* _What you are asked to do_
Repeat the listing word for word. No pictures belong in the copy.

* _Data entries_
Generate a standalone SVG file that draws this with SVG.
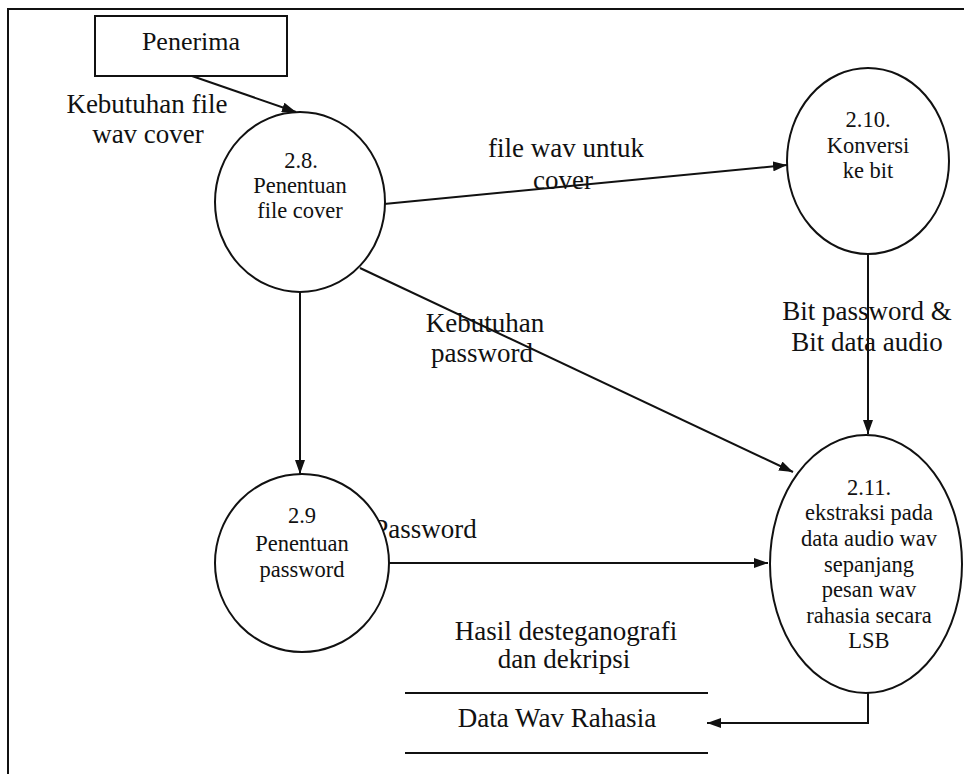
<svg xmlns="http://www.w3.org/2000/svg" width="964" height="774" viewBox="0 0 964 774">
<style>
.s{fill:none;stroke:#111;stroke-width:2}
.n{fill:#fff;stroke:#111;stroke-width:2}
text{font-family:'Liberation Serif','DejaVu Serif',serif;fill:#111;text-anchor:middle}
.lb{font-size:27px}
.nd{font-size:22.5px}
</style>
<defs>
<marker id="ar" viewBox="0 0 14 10" refX="14" refY="5" markerWidth="14" markerHeight="10" markerUnits="userSpaceOnUse" orient="auto">
<path d="M0,0 L14,5 L0,10 Z" fill="#111"/>
</marker>
</defs>
<rect width="964" height="774" fill="#fff"/>
<path class="s" d="M8,774 L8,9 L964,9"/>
<g id="connectors">
<line class="s" x1="192" y1="76" x2="296" y2="112" marker-end="url(#ar)"/>
<line class="s" x1="384" y1="204" x2="787" y2="165" marker-end="url(#ar)"/>
<line class="s" x1="300" y1="293" x2="300" y2="474" marker-end="url(#ar)"/>
<line class="s" x1="360" y1="268" x2="793" y2="472" marker-end="url(#ar)"/>
<line class="s" x1="868" y1="254" x2="868" y2="434" marker-end="url(#ar)"/>
<line class="s" x1="389" y1="563" x2="768" y2="563" marker-end="url(#ar)"/>
<path class="s" d="M868,693 L868,723 L707,723" marker-end="url(#ar)"/>
<text class="lb" x="147" y="113">Kebutuhan file</text>
<text class="lb" x="148" y="143">wav cover</text>
<text class="lb" x="566" y="157">file wav untuk</text>
<text class="lb" x="563" y="189">cover</text>
<text class="lb" x="485" y="332">Kebutuhan</text>
<text class="lb" x="482" y="362">password</text>
<text class="lb" x="867" y="320">Bit password &amp;</text>
<text class="lb" x="867" y="351">Bit data audio</text>
<text class="lb" x="425" y="538">Password</text>
<text class="lb" x="566" y="640">Hasil desteganografi</text>
<text class="lb" x="564" y="668">dan dekripsi</text>
</g>
<g id="penerima">
<rect class="n" x="95" y="16" width="192" height="60"/>
<text class="lb" x="191" y="50" style="font-size:26px">Penerima</text>
</g>
<g id="p2_8">
<ellipse class="n" cx="300" cy="202" rx="85" ry="90"/>
<text class="nd" x="301" y="168">2.8.</text>
<text class="nd" x="300" y="193">Penentuan</text>
<text class="nd" x="300" y="218">file cover</text>
</g>
<g id="p2_10">
<ellipse class="n" cx="868" cy="161" rx="81" ry="93"/>
<text class="nd" x="868" y="127">2.10.</text>
<text class="nd" x="868" y="153">Konversi</text>
<text class="nd" x="868" y="178">ke bit</text>
</g>
<g id="p2_9">
<ellipse class="n" cx="302" cy="563" rx="87" ry="89"/>
<text class="nd" x="302" y="523">2.9</text>
<text class="nd" x="302" y="551">Penentuan</text>
<text class="nd" x="302" y="577">password</text>
</g>
<g id="p2_11">
<ellipse class="n" cx="866" cy="564" rx="96" ry="129"/>
<text class="nd" x="869" y="495">2.11.</text>
<text class="nd" x="869" y="520">ekstraksi pada</text>
<text class="nd" x="869" y="546">data audio wav</text>
<text class="nd" x="869" y="572">sepanjang</text>
<text class="nd" x="869" y="597">pesan wav</text>
<text class="nd" x="869" y="623">rahasia secara</text>
<text class="nd" x="869" y="648">LSB</text>
</g>
<g id="datastore">
<line class="s" x1="405" y1="693" x2="708" y2="693"/>
<line class="s" x1="405" y1="753" x2="708" y2="753"/>
<text class="lb" x="557" y="727">Data Wav Rahasia</text>
</g>
</svg>
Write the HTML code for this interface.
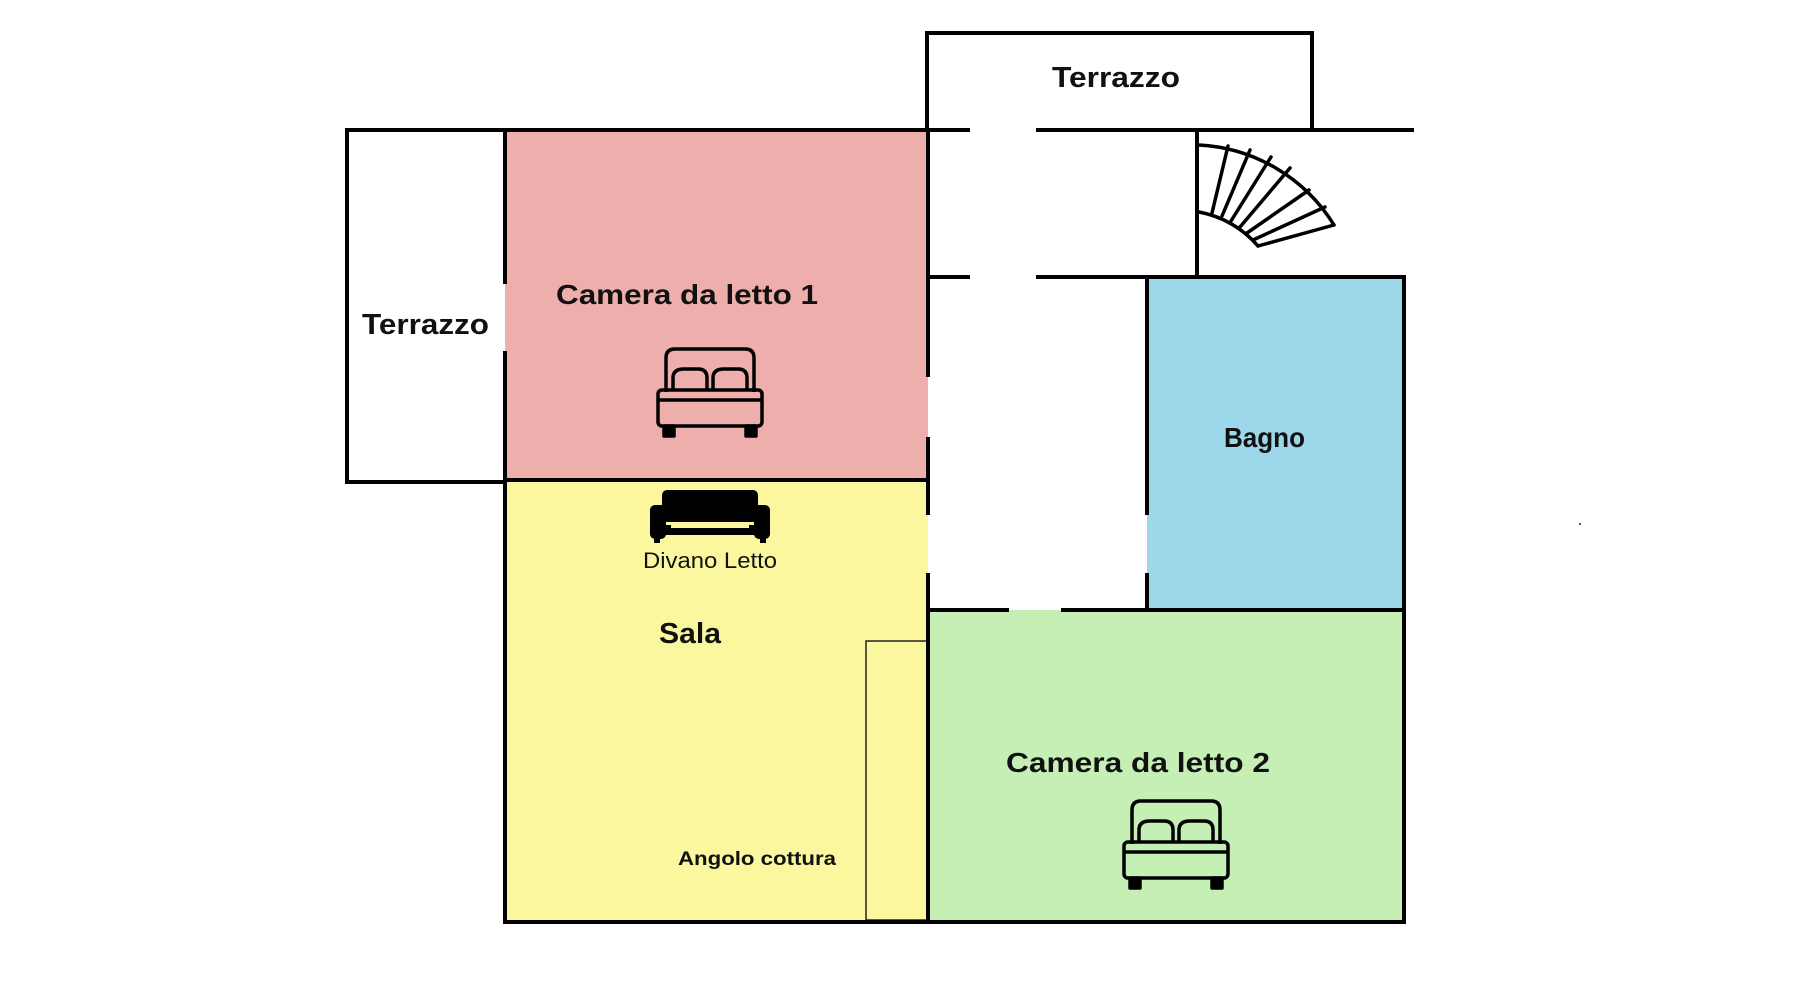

* _Output of the exercise_
Generate a standalone SVG file that draws this with SVG.
<svg xmlns="http://www.w3.org/2000/svg" width="964" height="774" viewBox="0 0 964 774">
<style>
.s{fill:none;stroke:#111;stroke-width:2}
.n{fill:#fff;stroke:#111;stroke-width:2}
text{font-family:'Liberation Serif','DejaVu Serif',serif;fill:#111;text-anchor:middle}
.lb{font-size:27px}
.nd{font-size:22.5px}
</style>
<defs>
<marker id="ar" viewBox="0 0 14 10" refX="14" refY="5" markerWidth="14" markerHeight="10" markerUnits="userSpaceOnUse" orient="auto">
<path d="M0,0 L14,5 L0,10 Z" fill="#111"/>
</marker>
</defs>
<rect width="964" height="774" fill="#fff"/>
<path class="s" d="M8,774 L8,9 L964,9"/>
<g id="connectors">
<line class="s" x1="192" y1="76" x2="296" y2="112" marker-end="url(#ar)"/>
<line class="s" x1="384" y1="204" x2="787" y2="165" marker-end="url(#ar)"/>
<line class="s" x1="300" y1="293" x2="300" y2="474" marker-end="url(#ar)"/>
<line class="s" x1="360" y1="268" x2="793" y2="472" marker-end="url(#ar)"/>
<line class="s" x1="868" y1="254" x2="868" y2="434" marker-end="url(#ar)"/>
<line class="s" x1="389" y1="563" x2="768" y2="563" marker-end="url(#ar)"/>
<path class="s" d="M868,693 L868,723 L707,723" marker-end="url(#ar)"/>
<text class="lb" x="147" y="113">Kebutuhan file</text>
<text class="lb" x="148" y="143">wav cover</text>
<text class="lb" x="566" y="157">file wav untuk</text>
<text class="lb" x="563" y="189">cover</text>
<text class="lb" x="485" y="332">Kebutuhan</text>
<text class="lb" x="482" y="362">password</text>
<text class="lb" x="867" y="320">Bit password &amp;</text>
<text class="lb" x="867" y="351">Bit data audio</text>
<text class="lb" x="425" y="538">Password</text>
<text class="lb" x="566" y="640">Hasil desteganografi</text>
<text class="lb" x="564" y="668">dan dekripsi</text>
</g>
<g id="penerima">
<rect class="n" x="95" y="16" width="192" height="60"/>
<text class="lb" x="191" y="50" style="font-size:26px">Penerima</text>
</g>
<g id="p2_8">
<ellipse class="n" cx="300" cy="202" rx="85" ry="90"/>
<text class="nd" x="301" y="168">2.8.</text>
<text class="nd" x="300" y="193">Penentuan</text>
<text class="nd" x="300" y="218">file cover</text>
</g>
<g id="p2_10">
<ellipse class="n" cx="868" cy="161" rx="81" ry="93"/>
<text class="nd" x="868" y="127">2.10.</text>
<text class="nd" x="868" y="153">Konversi</text>
<text class="nd" x="868" y="178">ke bit</text>
</g>
<g id="p2_9">
<ellipse class="n" cx="302" cy="563" rx="87" ry="89"/>
<text class="nd" x="302" y="523">2.9</text>
<text class="nd" x="302" y="551">Penentuan</text>
<text class="nd" x="302" y="577">password</text>
</g>
<g id="p2_11">
<ellipse class="n" cx="866" cy="564" rx="96" ry="129"/>
<text class="nd" x="869" y="495">2.11.</text>
<text class="nd" x="869" y="520">ekstraksi pada</text>
<text class="nd" x="869" y="546">data audio wav</text>
<text class="nd" x="869" y="572">sepanjang</text>
<text class="nd" x="869" y="597">pesan wav</text>
<text class="nd" x="869" y="623">rahasia secara</text>
<text class="nd" x="869" y="648">LSB</text>
</g>
<g id="datastore">
<line class="s" x1="405" y1="693" x2="708" y2="693"/>
<line class="s" x1="405" y1="753" x2="708" y2="753"/>
<text class="lb" x="557" y="727">Data Wav Rahasia</text>
</g>
</svg>
Write the HTML code for this interface.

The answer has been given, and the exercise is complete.